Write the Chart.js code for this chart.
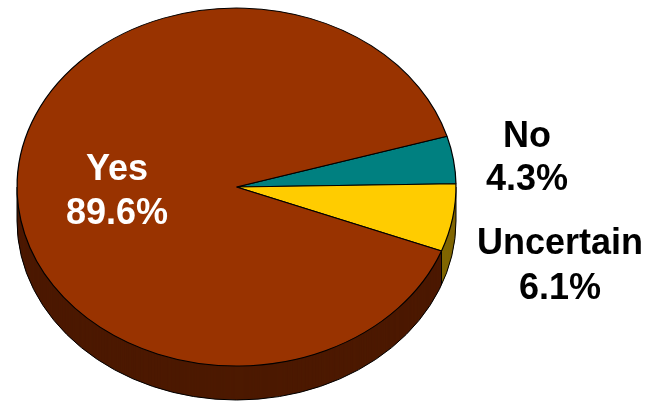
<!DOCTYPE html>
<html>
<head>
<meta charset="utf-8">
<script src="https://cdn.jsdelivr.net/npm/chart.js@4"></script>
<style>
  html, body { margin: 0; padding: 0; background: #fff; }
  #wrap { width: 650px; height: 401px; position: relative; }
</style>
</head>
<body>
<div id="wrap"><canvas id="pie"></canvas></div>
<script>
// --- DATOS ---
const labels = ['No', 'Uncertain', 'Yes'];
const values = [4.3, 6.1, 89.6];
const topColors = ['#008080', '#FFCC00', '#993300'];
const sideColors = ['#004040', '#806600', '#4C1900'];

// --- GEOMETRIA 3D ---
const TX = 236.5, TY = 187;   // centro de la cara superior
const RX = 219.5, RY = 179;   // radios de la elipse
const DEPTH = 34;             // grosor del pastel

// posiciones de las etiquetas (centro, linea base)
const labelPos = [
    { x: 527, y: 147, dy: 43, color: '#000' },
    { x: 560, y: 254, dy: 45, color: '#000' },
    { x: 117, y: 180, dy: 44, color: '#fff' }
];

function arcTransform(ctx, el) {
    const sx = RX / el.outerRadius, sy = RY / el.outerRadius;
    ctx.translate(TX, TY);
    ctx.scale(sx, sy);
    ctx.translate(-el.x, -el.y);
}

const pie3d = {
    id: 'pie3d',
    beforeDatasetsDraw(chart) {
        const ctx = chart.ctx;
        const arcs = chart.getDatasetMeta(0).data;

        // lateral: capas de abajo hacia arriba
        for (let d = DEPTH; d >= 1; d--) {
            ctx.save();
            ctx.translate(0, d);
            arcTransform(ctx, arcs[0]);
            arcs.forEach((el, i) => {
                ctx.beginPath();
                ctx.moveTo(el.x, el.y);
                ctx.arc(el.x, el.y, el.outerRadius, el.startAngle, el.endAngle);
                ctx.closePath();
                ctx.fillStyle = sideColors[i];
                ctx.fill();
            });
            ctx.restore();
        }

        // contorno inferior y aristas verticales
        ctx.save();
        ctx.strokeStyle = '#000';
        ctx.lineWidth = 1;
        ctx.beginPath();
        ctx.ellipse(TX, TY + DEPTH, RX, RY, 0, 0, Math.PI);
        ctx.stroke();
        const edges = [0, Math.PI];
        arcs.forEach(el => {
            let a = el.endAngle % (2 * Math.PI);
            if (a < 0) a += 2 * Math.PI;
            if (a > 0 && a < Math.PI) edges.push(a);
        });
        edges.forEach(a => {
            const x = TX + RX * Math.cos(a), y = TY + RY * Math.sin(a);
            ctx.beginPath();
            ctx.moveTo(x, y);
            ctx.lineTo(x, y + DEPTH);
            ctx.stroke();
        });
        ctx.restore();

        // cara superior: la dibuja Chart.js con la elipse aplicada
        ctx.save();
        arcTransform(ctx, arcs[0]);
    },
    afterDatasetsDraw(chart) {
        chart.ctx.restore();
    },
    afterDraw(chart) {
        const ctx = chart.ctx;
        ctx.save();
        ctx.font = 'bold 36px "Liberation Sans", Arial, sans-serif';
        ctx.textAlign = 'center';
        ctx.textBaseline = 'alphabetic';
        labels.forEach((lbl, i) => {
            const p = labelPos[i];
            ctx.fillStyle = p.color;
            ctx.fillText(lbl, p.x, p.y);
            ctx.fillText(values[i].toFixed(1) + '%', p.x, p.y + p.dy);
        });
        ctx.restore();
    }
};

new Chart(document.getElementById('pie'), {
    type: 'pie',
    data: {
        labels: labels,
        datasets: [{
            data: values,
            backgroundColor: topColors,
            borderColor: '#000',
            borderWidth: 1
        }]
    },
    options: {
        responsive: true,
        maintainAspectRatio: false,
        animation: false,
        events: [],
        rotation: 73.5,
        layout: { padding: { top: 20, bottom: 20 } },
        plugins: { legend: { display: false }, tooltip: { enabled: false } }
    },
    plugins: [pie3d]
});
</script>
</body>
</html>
.....
• YOUR OBJECTIVE:
Only the lines from the top of the data through the line with "const sideColors = ['#004040', '#806600', '#4C1900'];" should be quoted, exactly and with both ends kept; skip the pictures.

• EXERCISE OUTPUT:
Write the Chart.js code for this chart.
<!DOCTYPE html>
<html>
<head>
<meta charset="utf-8">
<script src="https://cdn.jsdelivr.net/npm/chart.js@4"></script>
<style>
  html, body { margin: 0; padding: 0; background: #fff; }
  #wrap { width: 650px; height: 401px; position: relative; }
</style>
</head>
<body>
<div id="wrap"><canvas id="pie"></canvas></div>
<script>
// --- DATOS ---
const labels = ['No', 'Uncertain', 'Yes'];
const values = [4.3, 6.1, 89.6];
const topColors = ['#008080', '#FFCC00', '#993300'];
const sideColors = ['#004040', '#806600', '#4C1900'];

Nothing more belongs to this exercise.